The Lesson Group was retained by a family operator to sell their four-building, 70-unit portfolio in Santa Ana. We faced two major challenges: first, to market the properties with in-place rents approximately 75 percent below market levels and second, to meet the sellers’ need to execute four concurrent escrows. Beyond the sale of the apartment assets, our next challenge was to identify and exchange the client into passive, less management intensive investments.
The Lesson Group structured an effective marketing strategy which involved:
» Conducting an in-depth rental survey of comparable rental units to determine the potential up-side, which was a major incentive for interested buyers.
» Maximizing value and broadening buyer exposure by offering the properties for sale individually as well as a portfolio on online commercial real estate marketplaces. This meant that buyers
with targeted alerts for listings that only met one of the portfolio’s characteristics would still learn of the full portfolio.
» Connecting with interested buyers who had purchased similar assets, specifically multifamily portfolios, in a bid to find a buyer who would purchase the portfolio with favorable terms for
the Seller’s 1031 Exchange.
» Working with an active NNN investment team to target upleg investments while simultaneously working on selling the downleg properties.

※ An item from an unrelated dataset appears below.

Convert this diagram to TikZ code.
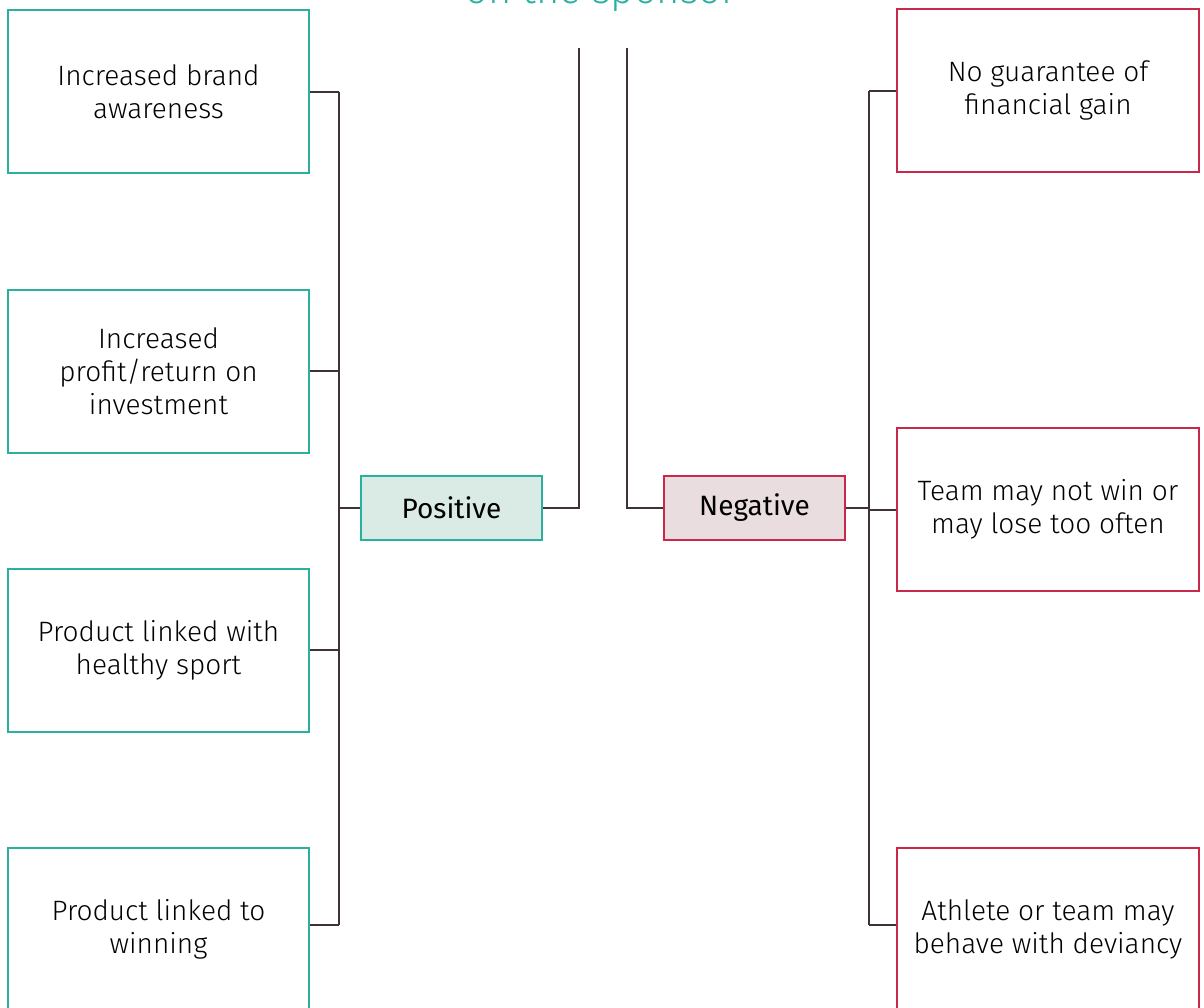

Through our efficient marketing strategy, The Leeson Group was able to complete a smooth portfolio transaction. Through our network of trusted buyers, we brought the seller an offer with very favorable terms for 60 of the 70 units in the portfolio. In addition, we generated offers on an individual and portfolio basis which allowed the seller to confidently shop for NNN upleg assets throughout the sale process. This offer activity, generated by our portfolio specific marketing strategy, as well as our partnership with Deltondo Advisory Group (an investment sales team specializing in NNN assets) positioned the seller to sell their four-property portfolio and 1031 Exchange into out-of-state retail investments. This successful exchange increased their cashflow and simultaneously decreased management responsibilities.